## What is required
Take the lines from the top down to and including the one with "const yTitle = 'Absorbance';" and repeat them exactly. Omit images.

## Provided data
---+---

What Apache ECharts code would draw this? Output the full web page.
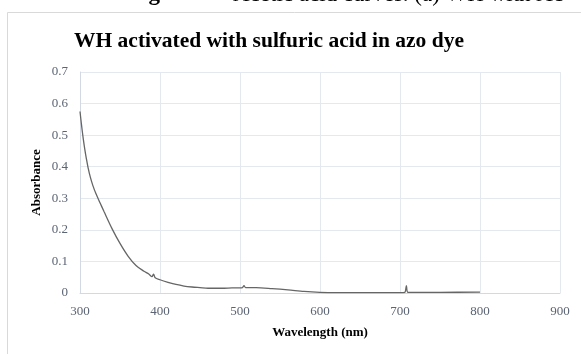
<!DOCTYPE html>
<html>
<head>
<meta charset="utf-8">
<script src="https://cdn.jsdelivr.net/npm/echarts@6/dist/echarts.min.js"></script>
<style>
html,body{margin:0;padding:0;background:#fff;}
#chart{width:581px;height:354px;}
</style>
</head>
<body>
<div id="chart"></div>
<script>
// Wavelength (nm)
const wavelength = [300,302,304,306,308,310,313,316,320,325,330,340,350,360,370,380,386,390,392,394,400,410,420,430,440,450,460,470,480,490,500,503,505,507,520,540,560,580,600,620,650,700,706,708,710,750,800];
// Absorbance
const absorbance = [0.575,0.53,0.49,0.455,0.425,0.398,0.366,0.341,0.314,0.286,0.258,0.204,0.157,0.117,0.087,0.069,0.060,0.052,0.060,0.048,0.042,0.034,0.027,0.022,0.019,0.017,0.015,0.015,0.015,0.016,0.016,0.017,0.023,0.017,0.017,0.014,0.010,0.005,0.002,0.001,0.001,0.001,0.002,0.023,0.002,0.002,0.003];
const xTicks = [300,400,500,600,700,800,900];
const yTicks = [0,0.1,0.2,0.3,0.4,0.5,0.6,0.7];

const titleText = 'WH activated with sulfuric acid in azo dye';
const xTitle = 'Wavelength (nm)';
const yTitle = 'Absorbance';

const serif = '"Liberation Serif", "Times New Roman", serif';
const chart = echarts.init(document.getElementById('chart'), null, {renderer:'canvas'});
chart.setOption({
  animation:false,
  backgroundColor:'#fff',
  graphic:[
    {type:'rect', shape:{x:7.5,y:12.5,width:700,height:500}, style:{fill:'none',stroke:'#d9d9d9',lineWidth:1}, silent:true, z:-1},
    {type:'text', x:128, y:6, style:{
      text:'{b|Figure 19.} Acetic acid curves. (a) WH with Ac',
      font:'23px ' + serif, fill:'#000', verticalAlign:'bottom',
      rich:{b:{fontWeight:'bold', fontSize:23, fontFamily:serif, fill:'#000'}}
    }},
    {type:'text', x:269, y:41, style:{text:titleText, font:'bold 21.5px '+serif, fill:'#000', align:'center', verticalAlign:'middle'}},
    {type:'text', x:320, y:333, style:{text:xTitle, font:'bold 13px '+serif, fill:'#000', align:'center', verticalAlign:'middle'}},
    {type:'text', x:37, y:182.5, rotation:Math.PI/2, style:{text:yTitle, font:'bold 13px '+serif, fill:'#000', align:'center', verticalAlign:'middle'}}
  ],
  grid:{left:80, right:21, top:72, bottom:61, containLabel:false},
  xAxis:{
    type:'value', min:xTicks[0], max:xTicks[xTicks.length-1], interval:100,
    axisLine:{show:true, onZero:false, lineStyle:{color:'#d3d9e3', width:1}},
    axisTick:{show:false},
    axisLabel:{color:'#5c6474', fontFamily:serif, fontSize:13, margin:12},
    splitLine:{show:true, lineStyle:{color:'#e4e8ef', width:1}}
  },
  yAxis:{
    type:'value', min:yTicks[0], max:yTicks[yTicks.length-1], interval:0.1,
    axisLine:{show:true, lineStyle:{color:'#d3d9e3', width:1}},
    axisTick:{show:false},
    axisLabel:{color:'#5c6474', fontFamily:serif, fontSize:13, margin:12,
      formatter:v=>String(Math.round(v*10)/10)},
    splitLine:{show:true, lineStyle:{color:'#e4e8ef', width:1}}
  },
  series:[{
    type:'line', data:wavelength.map((w,i)=>[w,absorbance[i]]),
    showSymbol:false, smooth:0.3,
    lineStyle:{color:'#666666', width:1.3}
  }]
});
</script>
</body>
</html>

---+---

## Solution to the problem
What Apache ECharts code would draw this? Output the full web page.
<!DOCTYPE html>
<html>
<head>
<meta charset="utf-8">
<script src="https://cdn.jsdelivr.net/npm/echarts@6/dist/echarts.min.js"></script>
<style>
html,body{margin:0;padding:0;background:#fff;}
#chart{width:581px;height:354px;}
</style>
</head>
<body>
<div id="chart"></div>
<script>
// Wavelength (nm)
const wavelength = [300,302,304,306,308,310,313,316,320,325,330,340,350,360,370,380,386,390,392,394,400,410,420,430,440,450,460,470,480,490,500,503,505,507,520,540,560,580,600,620,650,700,706,708,710,750,800];
// Absorbance
const absorbance = [0.575,0.53,0.49,0.455,0.425,0.398,0.366,0.341,0.314,0.286,0.258,0.204,0.157,0.117,0.087,0.069,0.060,0.052,0.060,0.048,0.042,0.034,0.027,0.022,0.019,0.017,0.015,0.015,0.015,0.016,0.016,0.017,0.023,0.017,0.017,0.014,0.010,0.005,0.002,0.001,0.001,0.001,0.002,0.023,0.002,0.002,0.003];
const xTicks = [300,400,500,600,700,800,900];
const yTicks = [0,0.1,0.2,0.3,0.4,0.5,0.6,0.7];

const titleText = 'WH activated with sulfuric acid in azo dye';
const xTitle = 'Wavelength (nm)';
const yTitle = 'Absorbance';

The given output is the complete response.